Figure 3: Does the OOA fraction represent the fraction of total NR-PM mass? E.g. fraction of OOA = OOA/total NR-PM? Or is this a fraction of just the organic portion of the sample? This is not clear from the main text or figure caption.
Figure S4/organic formula assignments: From the main text, it seems like the organic ion family assignments are based on the HR-AMS/PIKA ion assignments although this is not fully clear. Was the FTIR analysis used here as well? The differentiation between saturated and unsaturated hydrocarbons (ions) is not terribly convincing based on AMS data alone given the additional fragmentation induced by the vaporizer. To the author’s credit, however, the data provided does make chemical sense with that differentiation in mind.
Line 473/PMF analysis: I would like to see a more thorough explanation of the PMF analysis, specifically why the two factor solution was chosen. From the reviewer’s perspective, there is an overreliance on the chemical interpretability factor (from mass spectral features alone) for this solution, which is not often the limiting factor in a PMF analysis. The Q/Qexp vs P plot is atypical, as is the choice of factor solution with the highest Q/Qexp. Neither of those are exclusionary as-is, but certainly they warrant a more thorough discussion as to why this was deemed the appropriate solution. For example, a time series analysis for tracer ions for OOA/HOA factor profiles including any correlations with external events (e.g. traffic patterns) would help to support this PMF solution and factor assignments.
Figure 7: The generally strong agreement between the reconstructed and online OA mass concentration is impressive. For the extreme outlier samples (e.g. with ratios closer to 2 or 0.5), I would be interested to see if there are any outstanding chemical features of those samples that might offer some rationale for the determined high/low reconstructed mass.
Lines 567-569: The purpose of equating IC-measured sulfate with offline AMS-measured sulfate is not clear and is rather confusing from a reader’s perspective.

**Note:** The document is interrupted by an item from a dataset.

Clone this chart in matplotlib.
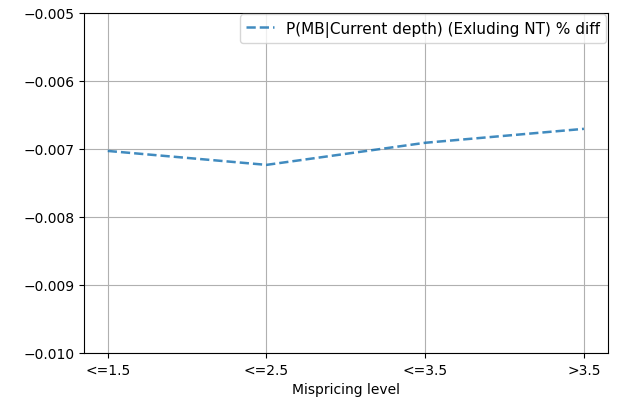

They two measurements of sulfate are certainly “intrinsically linked” as they are coming from the same source, but the two instruments are not equivalent. They measure sulfate in completely different ways and have distinct strengths and limitations (some of which are mentioned in the main text). This is true even with online AMS measurements of sulfate. Showing the correlation of IC-measured and offline AMS-measured sulfate would be critical here, but that comparison is not shown. There are no chemical or instrumental reasons to assume those two measurement schemes would provide identical results. There is plenty of published work showing that online and offline AMS should correlate well with IC measurements, but none that suggest they are equivalent in any way.

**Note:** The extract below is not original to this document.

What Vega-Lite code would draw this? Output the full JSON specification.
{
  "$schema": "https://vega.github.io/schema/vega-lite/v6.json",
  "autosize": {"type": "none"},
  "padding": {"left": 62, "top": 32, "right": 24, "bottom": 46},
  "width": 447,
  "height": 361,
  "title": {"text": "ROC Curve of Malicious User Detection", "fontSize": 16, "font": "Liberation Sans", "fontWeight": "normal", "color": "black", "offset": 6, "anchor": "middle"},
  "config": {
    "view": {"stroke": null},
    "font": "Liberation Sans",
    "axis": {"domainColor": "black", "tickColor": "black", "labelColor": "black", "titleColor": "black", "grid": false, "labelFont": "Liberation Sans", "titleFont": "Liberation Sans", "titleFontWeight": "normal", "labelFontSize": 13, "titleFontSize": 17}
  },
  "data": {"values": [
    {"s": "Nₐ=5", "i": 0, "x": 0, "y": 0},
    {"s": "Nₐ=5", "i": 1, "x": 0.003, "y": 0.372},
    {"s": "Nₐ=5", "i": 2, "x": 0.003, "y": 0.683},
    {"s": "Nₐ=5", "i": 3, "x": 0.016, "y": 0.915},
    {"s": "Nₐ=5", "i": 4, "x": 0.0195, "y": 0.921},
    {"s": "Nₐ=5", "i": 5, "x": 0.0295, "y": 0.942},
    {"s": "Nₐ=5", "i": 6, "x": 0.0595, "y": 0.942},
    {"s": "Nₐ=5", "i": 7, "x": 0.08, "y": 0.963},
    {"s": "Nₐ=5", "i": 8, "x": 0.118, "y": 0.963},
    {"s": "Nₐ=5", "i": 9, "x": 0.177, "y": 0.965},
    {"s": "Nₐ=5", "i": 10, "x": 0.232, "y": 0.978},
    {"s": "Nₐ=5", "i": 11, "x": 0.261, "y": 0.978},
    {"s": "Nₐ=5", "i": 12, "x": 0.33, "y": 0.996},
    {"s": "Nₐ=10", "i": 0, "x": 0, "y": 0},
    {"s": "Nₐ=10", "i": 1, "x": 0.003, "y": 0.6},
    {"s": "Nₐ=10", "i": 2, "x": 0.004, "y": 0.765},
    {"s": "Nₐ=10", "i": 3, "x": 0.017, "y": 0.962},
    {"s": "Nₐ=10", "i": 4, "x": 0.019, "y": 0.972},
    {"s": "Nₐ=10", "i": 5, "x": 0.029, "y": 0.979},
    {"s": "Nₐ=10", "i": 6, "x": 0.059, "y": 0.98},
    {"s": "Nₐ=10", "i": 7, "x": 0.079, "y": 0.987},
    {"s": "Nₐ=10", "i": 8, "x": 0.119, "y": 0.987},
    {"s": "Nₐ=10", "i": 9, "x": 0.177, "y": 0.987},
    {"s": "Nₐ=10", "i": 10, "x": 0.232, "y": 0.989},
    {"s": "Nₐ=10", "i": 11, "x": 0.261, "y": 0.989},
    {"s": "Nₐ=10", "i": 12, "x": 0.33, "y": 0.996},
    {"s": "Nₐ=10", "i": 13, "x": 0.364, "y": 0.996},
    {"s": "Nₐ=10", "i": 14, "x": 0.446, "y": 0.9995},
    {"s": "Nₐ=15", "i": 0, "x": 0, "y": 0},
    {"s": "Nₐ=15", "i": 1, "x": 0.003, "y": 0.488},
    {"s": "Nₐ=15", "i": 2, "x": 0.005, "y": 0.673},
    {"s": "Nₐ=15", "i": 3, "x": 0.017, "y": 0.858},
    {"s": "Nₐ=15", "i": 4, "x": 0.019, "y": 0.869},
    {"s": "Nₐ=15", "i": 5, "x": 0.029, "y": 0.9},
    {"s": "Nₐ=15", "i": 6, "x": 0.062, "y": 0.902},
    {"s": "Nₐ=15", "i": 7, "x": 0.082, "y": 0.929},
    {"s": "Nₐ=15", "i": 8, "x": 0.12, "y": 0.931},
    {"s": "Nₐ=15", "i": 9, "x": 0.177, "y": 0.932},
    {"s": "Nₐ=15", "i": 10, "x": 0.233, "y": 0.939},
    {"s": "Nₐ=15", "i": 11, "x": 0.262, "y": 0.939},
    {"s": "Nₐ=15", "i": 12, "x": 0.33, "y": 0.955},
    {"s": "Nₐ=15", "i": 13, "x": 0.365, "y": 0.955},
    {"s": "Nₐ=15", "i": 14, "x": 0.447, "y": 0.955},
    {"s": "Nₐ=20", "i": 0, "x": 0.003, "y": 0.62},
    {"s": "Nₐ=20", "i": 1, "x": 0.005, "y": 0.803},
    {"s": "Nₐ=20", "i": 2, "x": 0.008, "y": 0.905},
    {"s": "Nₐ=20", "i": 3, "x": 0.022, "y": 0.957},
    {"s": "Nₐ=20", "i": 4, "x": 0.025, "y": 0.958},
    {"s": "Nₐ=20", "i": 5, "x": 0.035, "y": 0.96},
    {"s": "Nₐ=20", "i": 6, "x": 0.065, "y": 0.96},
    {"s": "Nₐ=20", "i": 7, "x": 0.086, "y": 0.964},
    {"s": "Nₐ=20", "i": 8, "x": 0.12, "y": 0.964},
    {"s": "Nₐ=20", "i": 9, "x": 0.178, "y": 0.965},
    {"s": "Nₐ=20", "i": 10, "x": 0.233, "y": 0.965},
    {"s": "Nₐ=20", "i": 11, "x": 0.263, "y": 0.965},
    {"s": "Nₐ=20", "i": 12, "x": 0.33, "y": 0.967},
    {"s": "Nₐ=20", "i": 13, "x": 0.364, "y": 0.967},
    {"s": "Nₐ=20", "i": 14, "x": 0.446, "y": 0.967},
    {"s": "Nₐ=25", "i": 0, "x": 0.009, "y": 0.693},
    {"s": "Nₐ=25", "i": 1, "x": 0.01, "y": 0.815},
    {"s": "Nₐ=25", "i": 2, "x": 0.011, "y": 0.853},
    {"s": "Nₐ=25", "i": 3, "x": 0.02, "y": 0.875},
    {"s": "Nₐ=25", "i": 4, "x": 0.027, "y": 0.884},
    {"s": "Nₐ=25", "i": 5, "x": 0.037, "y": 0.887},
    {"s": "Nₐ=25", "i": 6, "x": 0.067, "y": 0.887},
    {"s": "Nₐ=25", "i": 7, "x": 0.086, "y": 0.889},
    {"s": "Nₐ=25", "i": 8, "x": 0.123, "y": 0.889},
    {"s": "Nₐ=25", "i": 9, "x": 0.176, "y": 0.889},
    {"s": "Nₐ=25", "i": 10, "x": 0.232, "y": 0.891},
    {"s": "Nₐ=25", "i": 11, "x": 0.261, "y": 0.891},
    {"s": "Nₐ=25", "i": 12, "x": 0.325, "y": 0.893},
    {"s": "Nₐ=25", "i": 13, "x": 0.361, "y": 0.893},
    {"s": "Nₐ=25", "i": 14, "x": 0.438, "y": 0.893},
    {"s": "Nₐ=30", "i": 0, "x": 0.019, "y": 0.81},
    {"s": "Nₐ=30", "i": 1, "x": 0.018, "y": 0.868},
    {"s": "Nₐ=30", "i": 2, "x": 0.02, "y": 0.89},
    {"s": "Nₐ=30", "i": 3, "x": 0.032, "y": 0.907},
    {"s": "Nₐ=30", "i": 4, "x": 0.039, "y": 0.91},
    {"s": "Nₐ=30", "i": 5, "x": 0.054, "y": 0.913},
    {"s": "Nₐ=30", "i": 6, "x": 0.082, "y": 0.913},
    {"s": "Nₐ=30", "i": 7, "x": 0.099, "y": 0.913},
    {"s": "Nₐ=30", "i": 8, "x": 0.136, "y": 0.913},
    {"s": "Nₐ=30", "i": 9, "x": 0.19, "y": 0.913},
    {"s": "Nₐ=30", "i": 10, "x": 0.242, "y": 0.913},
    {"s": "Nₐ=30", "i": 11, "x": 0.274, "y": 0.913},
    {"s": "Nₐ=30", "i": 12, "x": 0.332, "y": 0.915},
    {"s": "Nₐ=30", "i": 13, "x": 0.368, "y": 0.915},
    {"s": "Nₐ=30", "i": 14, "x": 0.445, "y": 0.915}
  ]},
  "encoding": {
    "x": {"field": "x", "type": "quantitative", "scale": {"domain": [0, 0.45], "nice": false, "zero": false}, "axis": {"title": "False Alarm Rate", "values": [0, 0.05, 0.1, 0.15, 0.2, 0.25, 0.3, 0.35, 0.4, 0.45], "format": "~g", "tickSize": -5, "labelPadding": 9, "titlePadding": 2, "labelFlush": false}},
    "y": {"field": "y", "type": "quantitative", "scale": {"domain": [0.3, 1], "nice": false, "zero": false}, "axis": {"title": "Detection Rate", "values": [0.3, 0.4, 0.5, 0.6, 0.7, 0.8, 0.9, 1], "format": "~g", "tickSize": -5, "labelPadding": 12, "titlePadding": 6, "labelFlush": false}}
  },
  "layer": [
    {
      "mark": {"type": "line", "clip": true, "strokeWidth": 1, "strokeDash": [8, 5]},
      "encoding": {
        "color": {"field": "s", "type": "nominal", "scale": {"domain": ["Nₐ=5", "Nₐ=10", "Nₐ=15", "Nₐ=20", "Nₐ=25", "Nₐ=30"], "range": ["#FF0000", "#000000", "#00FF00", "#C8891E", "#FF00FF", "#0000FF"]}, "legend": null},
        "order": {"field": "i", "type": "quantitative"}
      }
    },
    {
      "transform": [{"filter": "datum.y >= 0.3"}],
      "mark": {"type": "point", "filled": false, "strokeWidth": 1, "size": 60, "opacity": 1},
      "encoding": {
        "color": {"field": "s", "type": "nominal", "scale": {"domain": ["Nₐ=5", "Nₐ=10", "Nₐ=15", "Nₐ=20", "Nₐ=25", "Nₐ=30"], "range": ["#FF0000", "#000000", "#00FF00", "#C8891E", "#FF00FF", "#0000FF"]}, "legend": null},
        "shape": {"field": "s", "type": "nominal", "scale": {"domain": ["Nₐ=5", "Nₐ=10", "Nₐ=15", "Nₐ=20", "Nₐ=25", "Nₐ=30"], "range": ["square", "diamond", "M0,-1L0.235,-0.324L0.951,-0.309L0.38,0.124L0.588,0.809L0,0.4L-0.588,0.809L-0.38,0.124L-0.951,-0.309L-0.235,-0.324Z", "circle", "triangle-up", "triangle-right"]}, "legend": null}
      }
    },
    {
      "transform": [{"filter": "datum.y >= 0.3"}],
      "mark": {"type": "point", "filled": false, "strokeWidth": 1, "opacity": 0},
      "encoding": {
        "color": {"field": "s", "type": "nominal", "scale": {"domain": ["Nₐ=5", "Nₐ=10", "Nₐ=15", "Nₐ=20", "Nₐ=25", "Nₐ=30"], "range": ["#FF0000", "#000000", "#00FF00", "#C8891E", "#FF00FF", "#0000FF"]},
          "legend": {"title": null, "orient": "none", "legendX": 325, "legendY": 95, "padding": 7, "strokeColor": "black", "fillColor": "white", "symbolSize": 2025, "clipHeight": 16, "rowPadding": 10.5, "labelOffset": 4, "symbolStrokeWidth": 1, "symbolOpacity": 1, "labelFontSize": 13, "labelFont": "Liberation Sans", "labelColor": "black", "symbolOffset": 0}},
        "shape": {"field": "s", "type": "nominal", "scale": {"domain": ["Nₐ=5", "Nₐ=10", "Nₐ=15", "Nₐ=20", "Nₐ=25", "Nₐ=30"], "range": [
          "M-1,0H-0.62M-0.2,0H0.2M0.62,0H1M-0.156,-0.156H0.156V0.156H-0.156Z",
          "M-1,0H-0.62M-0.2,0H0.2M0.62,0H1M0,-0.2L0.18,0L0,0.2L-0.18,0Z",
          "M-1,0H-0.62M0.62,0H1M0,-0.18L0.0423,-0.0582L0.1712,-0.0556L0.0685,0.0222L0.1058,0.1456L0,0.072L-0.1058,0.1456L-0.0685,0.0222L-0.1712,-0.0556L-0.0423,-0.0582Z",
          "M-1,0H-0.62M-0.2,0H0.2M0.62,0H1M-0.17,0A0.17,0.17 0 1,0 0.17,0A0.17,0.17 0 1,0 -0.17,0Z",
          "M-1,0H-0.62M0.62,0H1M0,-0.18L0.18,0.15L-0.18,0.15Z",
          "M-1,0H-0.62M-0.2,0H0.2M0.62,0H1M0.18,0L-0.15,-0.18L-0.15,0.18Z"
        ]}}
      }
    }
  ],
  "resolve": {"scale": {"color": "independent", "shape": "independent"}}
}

As an example of the confusion introduced here, in Figure S8a, the y-axis is labeled “IC (offline AMS) sulfate (μg m-3)”. Are those measurements from the IC analysis or from the offline AMS analysis? The units imply it is offline AMS-derived measurements, although one could arrive at those units from a typical IC analysis and the quantification method outlined in section 3.2. The comparison of online AMS-sulfate to both offline AMS-sulfate and IC-sulfate is of interest, and it’s not clear what is being offered here.
Beyond that, it is not clear what is gained by equating those two measurements as done in Figure S8. Either this equivalency needs to be further explained in the main text (likely with the addition of the IC-measured and offline-AMS measured sulfate comparison if possible) or the language used should be reworked to avoid this confusion altogether.